Only the lines from the start of the data to the line containing "27.6, 26.5, 26.2];", both included, should be output, exactly and without pictures.

━━━ Data excerpt ━━━

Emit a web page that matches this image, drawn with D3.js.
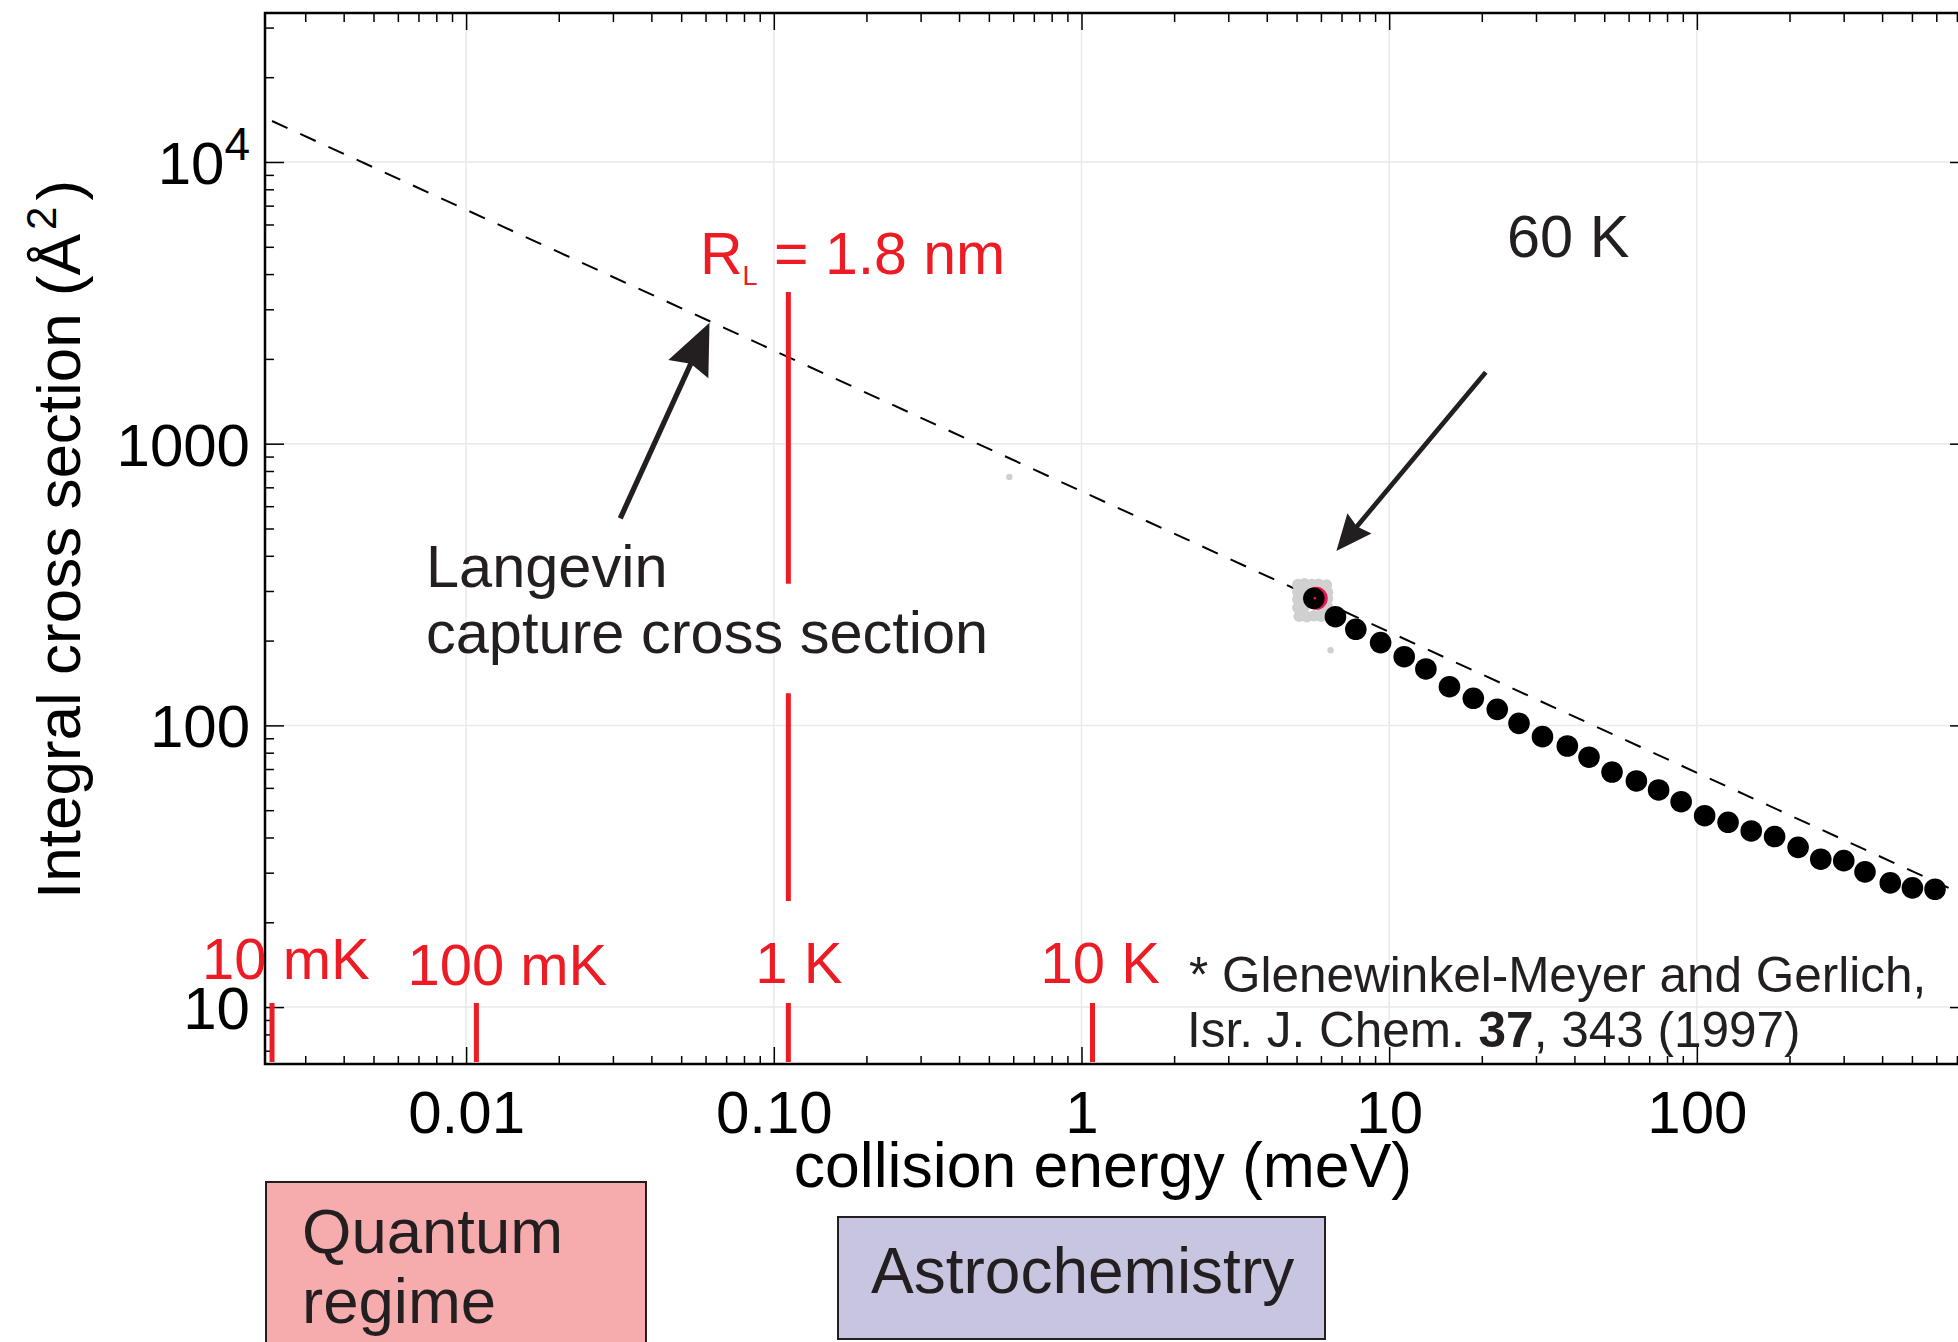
<!DOCTYPE html>
<html>
<head>
<meta charset="utf-8">
<script src="https://cdn.jsdelivr.net/npm/d3@7"></script>
<style>
  body { margin: 0; background: #fff; }
  svg { display: block; font-family: "Liberation Sans", Arial, Helvetica, sans-serif; }
</style>
</head>
<body>
<script>
// measured integral cross sections (black points), energy in meV, sigma in A^2
let energy = [5.69, 6.69, 7.79, 9.38, 11.19, 13.16, 15.70, 18.77, 22.45, 26.42, 31.49, 37.93, 44.61, 53.0,
              63.6, 75.1, 88.9, 106.0, 126.3, 150.2, 178.9, 213.3, 252.7, 300.2, 351.9, 425.2, 501.8, 594.3];
let sigma = [282.6, 243.1, 219.4, 196.7, 175.3, 158.6, 137.2, 124.8, 114.0, 101.7, 91.2, 84.5, 77.1, 68.3,
             63.5, 59.0, 53.6, 47.8, 45.3, 42.2, 40.3, 36.9, 33.5, 33.1, 30.2, 27.6, 26.5, 26.2];

// grey cloud of single scans around the first point
let greyEnergy = [5.05, 5.30, 5.60, 5.90, 6.25, 5.05, 5.35, 6.00, 6.30, 5.05, 6.30, 5.05, 5.30, 6.05, 6.30, 5.10, 5.40, 5.70, 6.00, 6.30];
let greySigma  = [316, 318, 316, 317, 315, 298, 300, 299, 297, 280, 282, 262, 264, 262, 263, 244, 243, 245, 244, 246];
// stray grey points
let strayEnergy = [6.45, 0.583];
let straySigma = [185, 762];

// Langevin capture cross section (dashed), end points
let langevinE = [0.00234, 658];
let langevinS = [13980, 26.5];

// temperature markers
let tempEnergy = [0.00234, 0.0108, 0.1115, 1.086];
let tempLabels = ["10 mK", "100 mK", "1 K", "10 K"];
let tempLabelDx = [-70, -69, -33, -52];
let tempLabelY = [979, 985, 983, 983];

// R_L = 1.8 nm line (broken around the text), sigma ranges
let rlEnergy = 0.1115;
let rlSegments = [[3455, 318], [130, 23.8]];

// axes
let xDomain = [0.00222, 755];
let yDomain = [6.28, 33800];
let xMajor = [0.01, 0.1, 1, 10, 100];
let xTickLabels = ["0.01", "0.10", "1", "10", "100"];
let yMajor = [10, 100, 1000, 10000];
let yTickLabels = ["10", "100", "1000", "10"];

// arrows [fromE, fromS, toE, toS]
let langevinArrow = [0.0317, 543.5, 0.0618, 2688];
let tempArrow = [20.6, 1792, 6.735, 416];

const W = 1958, H = 1342;
const ink = "#231f20", red = "#ed1c24";
const plot = { left: 265, right: 1967, top: 13, bottom: 1064 };

const svg = d3.select("body").append("svg").attr("width", W).attr("height", H);

const x = d3.scaleLog().domain(xDomain).range([plot.left, plot.right]);
const y = d3.scaleLog().domain(yDomain).range([plot.bottom, plot.top]);

const xMinor = x.ticks().filter(d => !xMajor.some(m => Math.abs(m - d) / m < 1e-6));
const yMinor = y.ticks().filter(d => !yMajor.some(m => Math.abs(m - d) / m < 1e-6));

// grid
svg.append("g").selectAll("line").data(xMajor).join("line")
    .attr("x1", d => x(d)).attr("x2", d => x(d))
    .attr("y1", plot.top).attr("y2", plot.bottom)
    .attr("stroke", "#e9e9e9").attr("stroke-width", 1.5);
svg.append("g").selectAll("line").data(yMajor).join("line")
    .attr("y1", d => y(d)).attr("y2", d => y(d))
    .attr("x1", plot.left).attr("x2", plot.right)
    .attr("stroke", "#e9e9e9").attr("stroke-width", 1.5);

function styleAxis(g) {
    g.select(".domain").remove();
    g.selectAll(".tick line").attr("stroke", "#000").attr("stroke-width", 1.5);
    g.attr("font-family", null).attr("font-size", 60);
    g.selectAll("text").attr("fill", "#000");
}

// bottom
svg.append("g").attr("transform", `translate(0,${plot.bottom})`)
    .call(d3.axisBottom(x).tickValues(xMajor).tickFormat((d, i) => xTickLabels[i])
        .tickSizeInner(-17).tickSizeOuter(0).tickPadding(26))
    .call(styleAxis);
svg.append("g").attr("transform", `translate(0,${plot.bottom})`)
    .call(d3.axisBottom(x).tickValues(xMinor).tickFormat("").tickSizeInner(-8).tickSizeOuter(0))
    .call(styleAxis);
// top
svg.append("g").attr("transform", `translate(0,${plot.top})`)
    .call(d3.axisTop(x).tickValues(xMajor).tickFormat("").tickSizeInner(-17).tickSizeOuter(0))
    .call(styleAxis);
svg.append("g").attr("transform", `translate(0,${plot.top})`)
    .call(d3.axisTop(x).tickValues(xMinor).tickFormat("").tickSizeInner(-9).tickSizeOuter(0))
    .call(styleAxis);
// left
const yAxisG = svg.append("g").attr("transform", `translate(${plot.left},0)`)
    .call(d3.axisLeft(y).tickValues(yMajor).tickFormat((d, i) => yTickLabels[i])
        .tickSizeInner(-19).tickSizeOuter(0).tickPadding(15))
    .call(styleAxis);
yAxisG.selectAll("text").attr("dy", "0.36em").each(function (d) {
    if (d === 10000) {
        d3.select(this).append("tspan").attr("font-size", 46).attr("dy", -24).text("4");
    }
});
svg.append("g").attr("transform", `translate(${plot.left},0)`)
    .call(d3.axisLeft(y).tickValues(yMinor).tickFormat("").tickSizeInner(-9).tickSizeOuter(0))
    .call(styleAxis);
// right
svg.append("g").attr("transform", `translate(${plot.right},0)`)
    .call(d3.axisRight(y).tickValues(yMajor).tickFormat("").tickSizeInner(-17).tickSizeOuter(0))
    .call(styleAxis);
svg.append("g").attr("transform", `translate(${plot.right},0)`)
    .call(d3.axisRight(y).tickValues(yMinor).tickFormat("").tickSizeInner(-8).tickSizeOuter(0))
    .call(styleAxis);

// frame
svg.append("rect")
    .attr("x", plot.left).attr("y", plot.top)
    .attr("width", plot.right - plot.left).attr("height", plot.bottom - plot.top)
    .attr("fill", "none").attr("stroke", "#000").attr("stroke-width", 2.5);

// Langevin dashed line
svg.append("path")
    .datum(langevinE.map((e, i) => [e, langevinS[i]]))
    .attr("d", d3.line().x(d => x(d[0])).y(d => y(d[1])))
    .attr("fill", "none").attr("stroke", "#000").attr("stroke-width", 2)
    .attr("stroke-dasharray", "17,14");

// temperature markers
svg.append("g").selectAll("line").data(tempEnergy).join("line")
    .attr("x1", d => x(d)).attr("x2", d => x(d))
    .attr("y1", 1003).attr("y2", 1062)
    .attr("stroke", red).attr("stroke-width", 5);
svg.append("g").selectAll("text").data(tempEnergy).join("text")
    .attr("x", (d, i) => x(d) + tempLabelDx[i])
    .attr("y", (d, i) => tempLabelY[i])
    .attr("font-size", 58).attr("fill", red)
    .text((d, i) => tempLabels[i]);

// R_L line
svg.append("g").selectAll("line").data(rlSegments).join("line")
    .attr("x1", x(rlEnergy)).attr("x2", x(rlEnergy))
    .attr("y1", d => y(d[0])).attr("y2", d => y(d[1]))
    .attr("stroke", red).attr("stroke-width", 5);
const rl = svg.append("text").attr("x", 700).attr("y", 274).attr("font-size", 59).attr("fill", red);
rl.append("tspan").text("R");
rl.append("tspan").attr("font-size", 27).attr("dy", 11).text("L");
rl.append("tspan").attr("dy", -11).text(" = 1.8 nm");

// grey scans
svg.append("g").selectAll("circle").data(greyEnergy).join("circle")
    .attr("cx", d => x(d)).attr("cy", (d, i) => y(greySigma[i]))
    .attr("r", 5.8).attr("fill", "#d0d0d0");
svg.append("g").selectAll("circle").data(strayEnergy).join("circle")
    .attr("cx", d => x(d)).attr("cy", (d, i) => y(straySigma[i]))
    .attr("r", 3.2).attr("fill", "#cfcfcf");

// red highlight behind the first point
svg.append("circle").attr("cx", x(energy[0] * 1.018)).attr("cy", y(sigma[0]))
    .attr("r", 11.5).attr("fill", "#e8174f");

// measured points
svg.append("g").selectAll("circle").data(energy).join("circle")
    .attr("cx", d => x(d)).attr("cy", (d, i) => y(sigma[i]))
    .attr("r", 10.8).attr("fill", "#000");
svg.append("circle").attr("cx", x(energy[0] * 1.007)).attr("cy", y(sigma[0]))
    .attr("r", 1.3).attr("fill", "#e8174f");

// arrows
function arrow(a, shaftW, headLen, headHalf, notch) {
    const x0 = x(a[0]), y0 = y(a[1]), x1 = x(a[2]), y1 = y(a[3]);
    const ang = Math.atan2(y1 - y0, x1 - x0) * 180 / Math.PI;
    const len = Math.hypot(x1 - x0, y1 - y0);
    const g = svg.append("g").attr("transform", `translate(${x0},${y0}) rotate(${ang})`);
    g.append("line").attr("x1", 0).attr("y1", 0).attr("x2", len - headLen + notch + 1).attr("y2", 0)
        .attr("stroke", ink).attr("stroke-width", shaftW);
    g.append("path")
        .attr("d", `M${len},0L${len - headLen},${-headHalf}L${len - headLen + notch},0L${len - headLen},${headHalf}Z`)
        .attr("fill", ink);
}
arrow(langevinArrow, 5.3, 51, 22, 6);
arrow(tempArrow, 4.7, 36, 15.7, 4);

// annotations
svg.append("text").attr("x", 426).attr("y", 587).attr("font-size", 59.5).attr("fill", ink).text("Langevin");
svg.append("text").attr("x", 426).attr("y", 653).attr("font-size", 59.5).attr("fill", ink).text("capture cross section");
svg.append("text").attr("x", 1507).attr("y", 257).attr("font-size", 59.5).attr("fill", ink).text("60 K");

svg.append("text").attr("x", 1189).attr("y", 992).attr("font-size", 49.5).attr("fill", ink)
    .text("* Glenewinkel-Meyer and Gerlich,");
const ref2 = svg.append("text").attr("x", 1187).attr("y", 1047).attr("font-size", 49.5).attr("fill", ink);
ref2.append("tspan").text("Isr. J. Chem. ");
ref2.append("tspan").attr("font-weight", "bold").text("37");
ref2.append("tspan").text(", 343 (1997)");

// axis titles
svg.append("text").attr("x", 1103).attr("y", 1187).attr("text-anchor", "middle")
    .attr("font-size", 62.5).attr("fill", "#000").text("collision energy (meV)");
const yt = svg.append("text").attr("transform", "translate(80,899) rotate(-90)")
    .attr("font-size", 62).attr("fill", "#000");
yt.append("tspan").text("Integral cross section (Å");
yt.append("tspan").attr("font-size", 42).attr("dx", 4).attr("dy", -24).text("2");
yt.append("tspan").attr("dx", 6).attr("dy", 24).text(")");

// regime boxes
svg.append("rect").attr("x", 266).attr("y", 1182).attr("width", 380).attr("height", 220)
    .attr("fill", "#f6abad").attr("stroke", ink).attr("stroke-width", 2);
svg.append("text").attr("x", 302).attr("y", 1253).attr("font-size", 63.5).attr("fill", ink).text("Quantum");
svg.append("text").attr("x", 302).attr("y", 1323).attr("font-size", 63.5).attr("fill", ink).text("regime");

svg.append("rect").attr("x", 838).attr("y", 1217).attr("width", 487).attr("height", 122)
    .attr("fill", "#c8c5e1").attr("stroke", ink).attr("stroke-width", 2);
svg.append("text").attr("x", 871).attr("y", 1293).attr("font-size", 64).attr("fill", ink).text("Astrochemistry");
</script>
</body>
</html>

━━━

Solution for this task –
Emit a web page that matches this image, drawn with D3.js.
<!DOCTYPE html>
<html>
<head>
<meta charset="utf-8">
<script src="https://cdn.jsdelivr.net/npm/d3@7"></script>
<style>
  body { margin: 0; background: #fff; }
  svg { display: block; font-family: "Liberation Sans", Arial, Helvetica, sans-serif; }
</style>
</head>
<body>
<script>
// measured integral cross sections (black points), energy in meV, sigma in A^2
let energy = [5.69, 6.69, 7.79, 9.38, 11.19, 13.16, 15.70, 18.77, 22.45, 26.42, 31.49, 37.93, 44.61, 53.0,
              63.6, 75.1, 88.9, 106.0, 126.3, 150.2, 178.9, 213.3, 252.7, 300.2, 351.9, 425.2, 501.8, 594.3];
let sigma = [282.6, 243.1, 219.4, 196.7, 175.3, 158.6, 137.2, 124.8, 114.0, 101.7, 91.2, 84.5, 77.1, 68.3,
             63.5, 59.0, 53.6, 47.8, 45.3, 42.2, 40.3, 36.9, 33.5, 33.1, 30.2, 27.6, 26.5, 26.2];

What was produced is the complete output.